The reason Nicaragua has one of the lowest crime rates in Latin America is due to its political regime which constrains both illegal activity and expression of personal freedoms. In fact often Nicargua's sandinista government confuses both of the notions. That's exactly what happened in the case of Eric Volz; moreover, as Eric mentions, the incident took place right after D. Ortega's re-election. During that time it was very important for a communist leader to show its power and ability to confront Western world. He did the same thing when he recognized South Ossetia's independence along with Russia when nobody else did.
Thank you for sharing that link.
I am glad that Eric Volz did not have to spend thirty years in jail.

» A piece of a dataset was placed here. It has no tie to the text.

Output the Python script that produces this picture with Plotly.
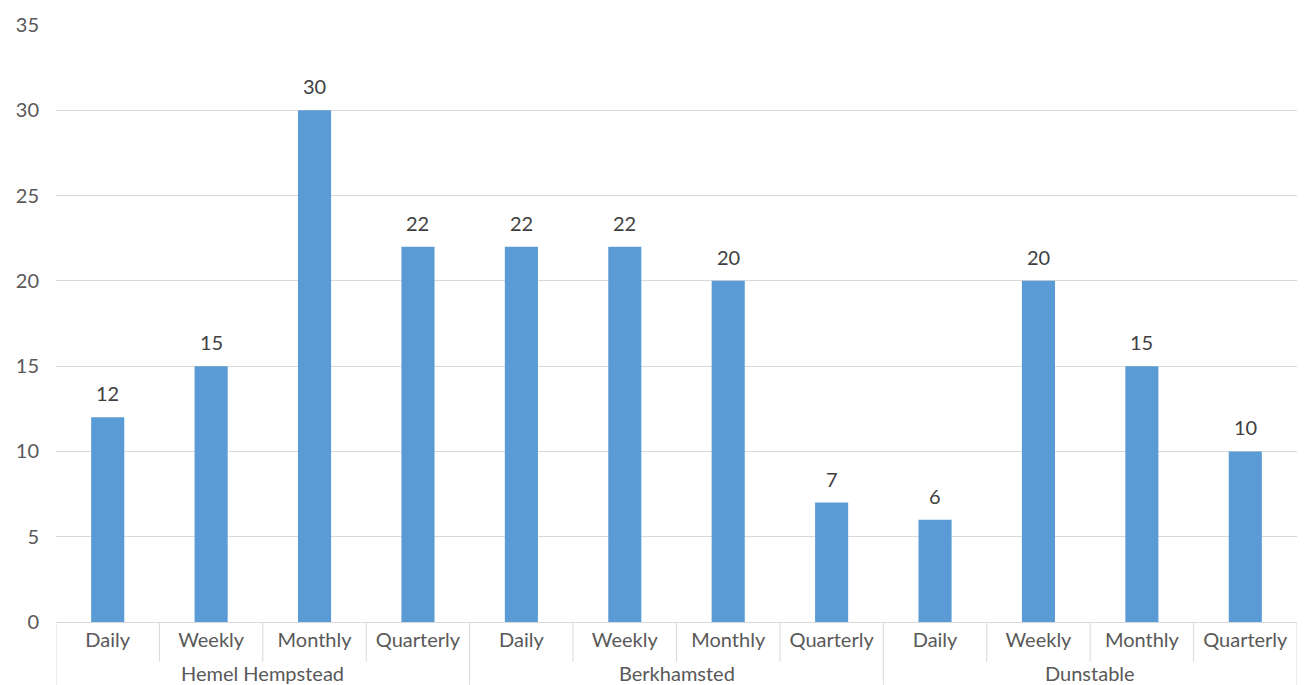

Wasn't there a way for Eric to get tried on American soil and have more of a fair trial? I would like to know when he was released and finally deemed innocent.
This reminds me of Euna Lee and Laura Ling, two American journalists from CurrentTV that were both found guilty of 'hostile acts' when they had mistakenly bypassed North Korea's border. First of all, if you're going to be a hardcore government and arrest everyone that crosses over to your border, it would be essential to have landmarks to separate the two countries to know which people are really trying to do you harm vs. the ones that just didn't know any better. I am just saying. Now, the most screwed up part from set article, http://www.time.com/time/world/artic...888004,00.html , is that it states that 'Observers expect the two American reporters now being detained for "illegally intruding" into the North will become a pawn to be used by Pyongyang at an opportune political moment.' Tell me this isn't true.

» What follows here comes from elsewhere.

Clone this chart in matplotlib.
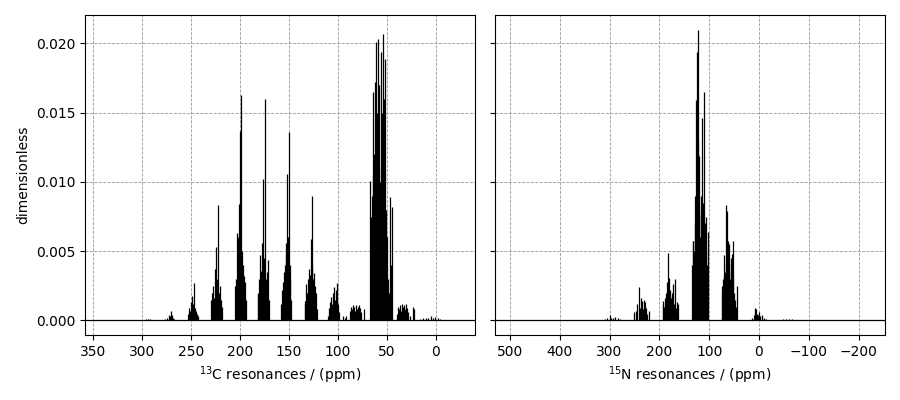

In these two cases, if foreign countries took the time to look up the arrested international background, they would realize that their initial intention is to accumulate information for their site while making sure that they are not break any foreign laws. In Euna Lee and Laura Ling case, I would imagine they would still get tried but with that tidbit of background, hopefully, they would be given some lenience.
I looked up Eric Volz prior to watching this video and I was appalled at the injustice that he received. I watched the youtube videp: http://www.youtube.com/watch?v=8YChhOHrFA4 to get a better sense of what had happened.
I cannot believe that the Nicaraguan court did not present any actual evidence of Eric committing the murder and dismissed the 100 forensic samples that proved Eric was not at the scene of the crime as well as his phone records that proved his innocence. Had they proceeded the legal way, there would not have been a case and they would have caught the actual perpetrator. But it seems they were more interested in having big newspaper headlines rather than putting the real murderer behind bars. And it's a wonder because Nicaragua has the lowest crime rate Central America.
Is the Nicaraguan government that absurdly blind and dim witted? What if Eric Volz did not own a website? He probably would still be in jail for a wrongdoing that he did not commit. The Nicaraguan court sickens me.